EXERCISE REQUIREMENTS
Look for the line containing "Emit a Python" and the line containing "import matplotlib.pyplot as plt" in the entries below. Copy those two and all lines between them exactly, leaving out pictures.

DATA FOR THE TASK
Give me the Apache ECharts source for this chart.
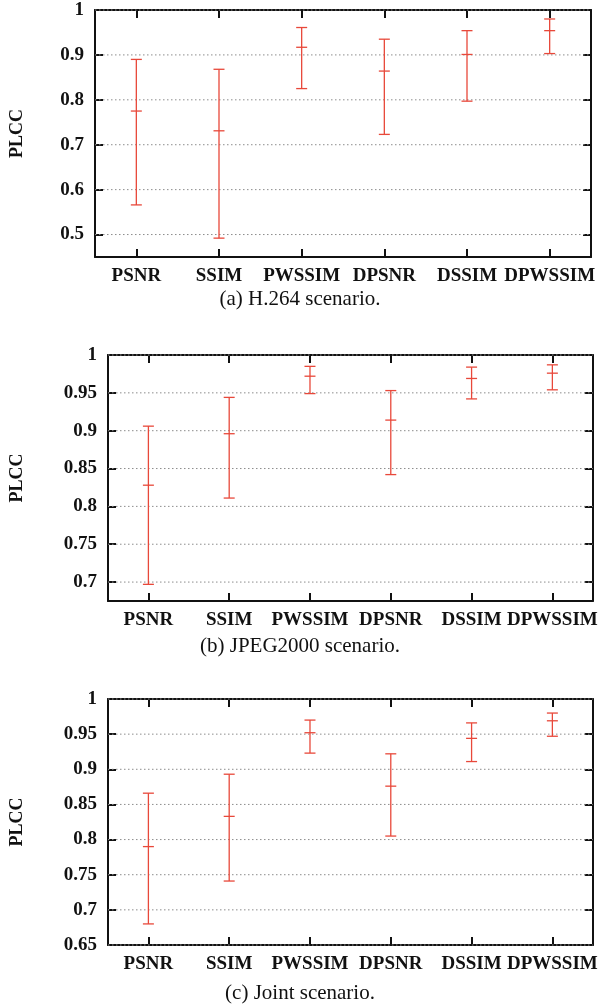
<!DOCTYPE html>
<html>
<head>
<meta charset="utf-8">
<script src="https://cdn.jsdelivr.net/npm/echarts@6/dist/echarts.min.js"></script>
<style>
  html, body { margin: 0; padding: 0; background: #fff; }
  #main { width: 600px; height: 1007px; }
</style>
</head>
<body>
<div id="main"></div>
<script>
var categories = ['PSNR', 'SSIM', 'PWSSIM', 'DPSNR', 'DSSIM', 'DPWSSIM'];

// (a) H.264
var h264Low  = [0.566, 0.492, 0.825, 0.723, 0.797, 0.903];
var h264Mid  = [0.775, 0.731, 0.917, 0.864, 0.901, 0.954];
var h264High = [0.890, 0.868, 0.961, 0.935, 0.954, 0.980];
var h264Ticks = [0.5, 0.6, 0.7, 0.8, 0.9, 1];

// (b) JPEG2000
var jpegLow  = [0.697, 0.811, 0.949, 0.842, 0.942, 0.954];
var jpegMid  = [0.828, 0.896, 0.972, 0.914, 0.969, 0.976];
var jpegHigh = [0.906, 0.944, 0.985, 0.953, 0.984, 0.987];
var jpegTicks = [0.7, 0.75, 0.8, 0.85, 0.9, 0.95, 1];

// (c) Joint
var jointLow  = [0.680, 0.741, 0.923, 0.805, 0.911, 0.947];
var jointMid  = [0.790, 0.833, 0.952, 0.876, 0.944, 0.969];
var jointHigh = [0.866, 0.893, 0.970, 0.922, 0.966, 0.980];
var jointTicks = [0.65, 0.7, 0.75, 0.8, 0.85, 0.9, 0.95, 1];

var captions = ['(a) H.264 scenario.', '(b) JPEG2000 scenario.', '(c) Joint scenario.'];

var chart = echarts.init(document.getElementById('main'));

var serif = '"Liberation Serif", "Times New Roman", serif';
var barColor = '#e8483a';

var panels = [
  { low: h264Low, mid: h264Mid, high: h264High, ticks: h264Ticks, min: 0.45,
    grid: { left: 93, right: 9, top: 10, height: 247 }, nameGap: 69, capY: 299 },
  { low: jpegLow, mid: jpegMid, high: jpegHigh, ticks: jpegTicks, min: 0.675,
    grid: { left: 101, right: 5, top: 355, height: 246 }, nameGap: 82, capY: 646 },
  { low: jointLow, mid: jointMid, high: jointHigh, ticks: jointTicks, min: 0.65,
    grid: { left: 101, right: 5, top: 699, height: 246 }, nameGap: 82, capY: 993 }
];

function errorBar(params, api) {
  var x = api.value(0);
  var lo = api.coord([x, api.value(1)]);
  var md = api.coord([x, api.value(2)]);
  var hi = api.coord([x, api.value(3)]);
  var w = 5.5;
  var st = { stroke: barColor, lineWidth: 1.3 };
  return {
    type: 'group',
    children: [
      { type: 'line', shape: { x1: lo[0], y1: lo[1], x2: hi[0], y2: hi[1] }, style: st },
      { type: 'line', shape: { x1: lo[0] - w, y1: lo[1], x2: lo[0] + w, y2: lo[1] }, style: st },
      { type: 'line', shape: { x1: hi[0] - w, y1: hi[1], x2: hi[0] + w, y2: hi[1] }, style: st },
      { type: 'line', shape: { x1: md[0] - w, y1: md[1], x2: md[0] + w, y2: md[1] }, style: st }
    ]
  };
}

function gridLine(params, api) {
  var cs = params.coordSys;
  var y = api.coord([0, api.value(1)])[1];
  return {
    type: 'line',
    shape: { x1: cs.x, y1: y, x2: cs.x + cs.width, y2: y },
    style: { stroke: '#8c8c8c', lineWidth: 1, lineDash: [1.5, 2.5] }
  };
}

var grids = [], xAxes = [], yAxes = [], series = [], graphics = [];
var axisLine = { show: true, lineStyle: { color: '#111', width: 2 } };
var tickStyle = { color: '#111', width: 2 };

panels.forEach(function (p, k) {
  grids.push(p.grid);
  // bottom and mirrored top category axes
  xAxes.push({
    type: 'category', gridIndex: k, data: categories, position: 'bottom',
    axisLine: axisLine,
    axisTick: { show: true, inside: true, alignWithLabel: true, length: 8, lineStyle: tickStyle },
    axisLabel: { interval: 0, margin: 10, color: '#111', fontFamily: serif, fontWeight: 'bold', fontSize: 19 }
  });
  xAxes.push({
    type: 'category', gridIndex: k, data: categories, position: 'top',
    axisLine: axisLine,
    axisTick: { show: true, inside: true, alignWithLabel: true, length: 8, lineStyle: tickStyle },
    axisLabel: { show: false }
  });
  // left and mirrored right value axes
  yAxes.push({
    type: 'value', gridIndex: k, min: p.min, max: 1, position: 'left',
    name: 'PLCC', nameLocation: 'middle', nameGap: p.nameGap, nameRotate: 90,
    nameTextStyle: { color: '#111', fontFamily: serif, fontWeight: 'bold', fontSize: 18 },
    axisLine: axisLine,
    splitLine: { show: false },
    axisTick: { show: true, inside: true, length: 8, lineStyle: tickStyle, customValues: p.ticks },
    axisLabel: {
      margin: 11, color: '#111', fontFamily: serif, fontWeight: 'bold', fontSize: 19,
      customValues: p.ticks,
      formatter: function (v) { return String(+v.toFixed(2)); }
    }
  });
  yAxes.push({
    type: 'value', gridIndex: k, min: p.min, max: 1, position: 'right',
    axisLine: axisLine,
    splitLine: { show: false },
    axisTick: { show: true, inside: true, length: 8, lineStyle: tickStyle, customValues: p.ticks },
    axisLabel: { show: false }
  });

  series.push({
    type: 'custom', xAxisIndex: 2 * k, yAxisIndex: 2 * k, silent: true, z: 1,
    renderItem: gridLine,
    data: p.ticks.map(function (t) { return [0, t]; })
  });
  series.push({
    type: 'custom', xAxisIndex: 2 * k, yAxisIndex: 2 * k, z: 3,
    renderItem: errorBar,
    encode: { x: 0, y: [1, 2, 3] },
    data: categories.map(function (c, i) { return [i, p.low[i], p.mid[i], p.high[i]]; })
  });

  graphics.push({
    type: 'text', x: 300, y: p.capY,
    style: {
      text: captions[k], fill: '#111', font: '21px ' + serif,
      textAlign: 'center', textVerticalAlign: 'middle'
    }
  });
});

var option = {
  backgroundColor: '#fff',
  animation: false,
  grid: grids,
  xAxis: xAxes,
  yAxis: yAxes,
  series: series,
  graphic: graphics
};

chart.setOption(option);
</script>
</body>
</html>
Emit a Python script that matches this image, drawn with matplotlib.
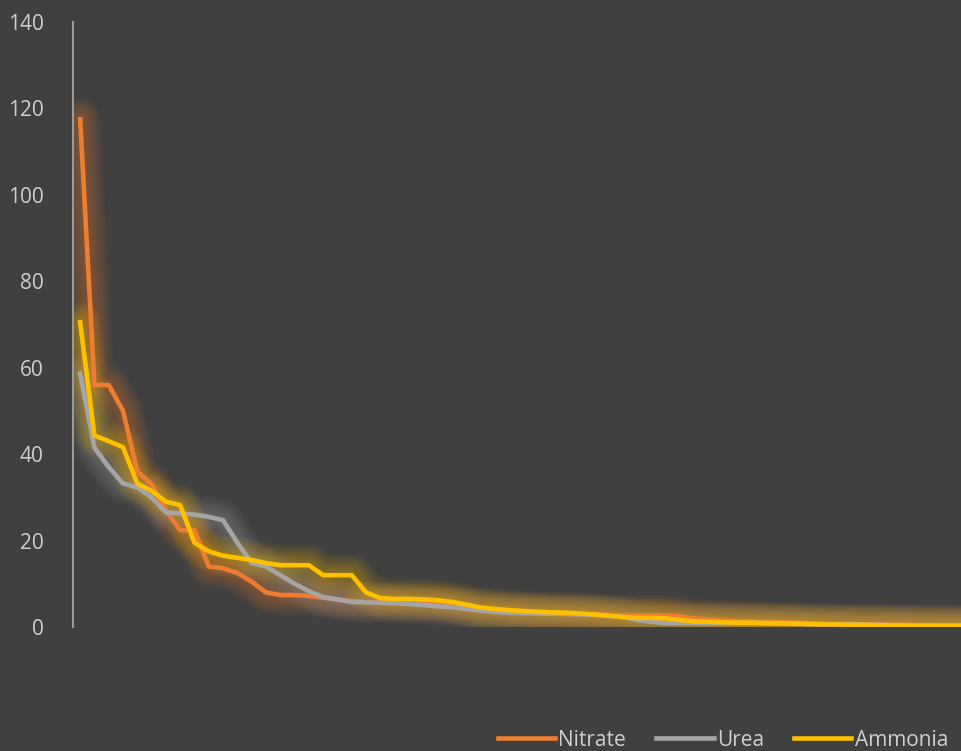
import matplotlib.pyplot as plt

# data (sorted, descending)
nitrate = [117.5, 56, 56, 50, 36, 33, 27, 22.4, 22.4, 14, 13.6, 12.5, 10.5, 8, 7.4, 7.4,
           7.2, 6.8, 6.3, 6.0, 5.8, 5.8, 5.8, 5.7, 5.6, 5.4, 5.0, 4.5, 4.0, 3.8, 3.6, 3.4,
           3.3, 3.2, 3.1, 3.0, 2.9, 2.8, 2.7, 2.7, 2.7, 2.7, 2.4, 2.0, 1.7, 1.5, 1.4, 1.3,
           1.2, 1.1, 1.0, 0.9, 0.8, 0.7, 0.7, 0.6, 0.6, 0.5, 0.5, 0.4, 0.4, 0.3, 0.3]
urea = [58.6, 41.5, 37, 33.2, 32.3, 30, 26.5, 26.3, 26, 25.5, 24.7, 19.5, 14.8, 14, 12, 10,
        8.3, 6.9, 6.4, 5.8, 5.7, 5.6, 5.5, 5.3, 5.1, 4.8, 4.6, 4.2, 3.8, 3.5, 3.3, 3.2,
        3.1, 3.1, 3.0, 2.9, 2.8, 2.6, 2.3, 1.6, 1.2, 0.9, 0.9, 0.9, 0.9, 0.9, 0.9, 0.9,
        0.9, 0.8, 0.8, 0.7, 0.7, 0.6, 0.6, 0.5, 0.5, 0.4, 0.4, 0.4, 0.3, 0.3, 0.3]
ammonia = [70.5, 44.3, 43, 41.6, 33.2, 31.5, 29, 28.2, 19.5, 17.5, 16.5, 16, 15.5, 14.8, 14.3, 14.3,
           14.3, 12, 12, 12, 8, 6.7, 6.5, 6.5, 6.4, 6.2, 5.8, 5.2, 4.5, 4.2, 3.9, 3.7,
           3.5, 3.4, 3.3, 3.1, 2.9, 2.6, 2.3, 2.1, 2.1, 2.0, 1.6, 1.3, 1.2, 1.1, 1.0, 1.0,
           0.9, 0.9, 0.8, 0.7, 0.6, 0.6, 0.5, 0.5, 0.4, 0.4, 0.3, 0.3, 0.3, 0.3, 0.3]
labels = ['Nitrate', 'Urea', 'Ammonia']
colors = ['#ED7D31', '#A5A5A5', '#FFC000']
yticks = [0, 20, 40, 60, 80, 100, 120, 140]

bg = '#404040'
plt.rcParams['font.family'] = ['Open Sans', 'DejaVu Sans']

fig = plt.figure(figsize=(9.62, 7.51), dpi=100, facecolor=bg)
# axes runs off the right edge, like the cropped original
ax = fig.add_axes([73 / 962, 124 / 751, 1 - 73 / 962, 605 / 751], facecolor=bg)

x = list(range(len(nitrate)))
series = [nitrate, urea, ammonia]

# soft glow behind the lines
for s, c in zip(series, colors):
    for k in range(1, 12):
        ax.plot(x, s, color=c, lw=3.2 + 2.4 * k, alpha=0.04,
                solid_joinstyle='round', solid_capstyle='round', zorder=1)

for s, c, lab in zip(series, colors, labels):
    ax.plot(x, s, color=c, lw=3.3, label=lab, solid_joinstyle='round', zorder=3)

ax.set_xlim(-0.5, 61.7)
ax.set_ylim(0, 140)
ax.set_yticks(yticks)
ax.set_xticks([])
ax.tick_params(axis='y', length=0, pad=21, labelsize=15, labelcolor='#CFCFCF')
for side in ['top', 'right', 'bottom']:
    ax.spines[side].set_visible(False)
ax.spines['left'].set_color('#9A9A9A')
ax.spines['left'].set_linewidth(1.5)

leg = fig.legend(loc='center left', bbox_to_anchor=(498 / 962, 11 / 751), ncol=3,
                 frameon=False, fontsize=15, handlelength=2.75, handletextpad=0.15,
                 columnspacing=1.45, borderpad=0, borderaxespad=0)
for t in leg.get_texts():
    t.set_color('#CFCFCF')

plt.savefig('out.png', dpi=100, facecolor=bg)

--

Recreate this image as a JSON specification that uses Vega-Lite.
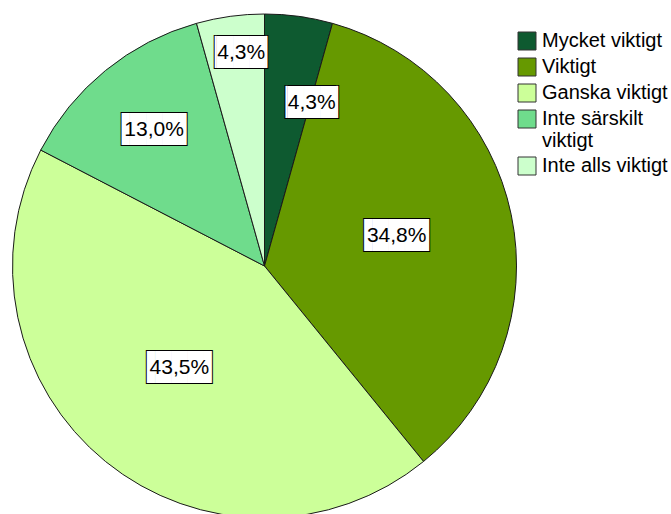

WRITTEN ANSWER
Emit a Python script that matches this image, drawn with matplotlib.
import matplotlib.pyplot as plt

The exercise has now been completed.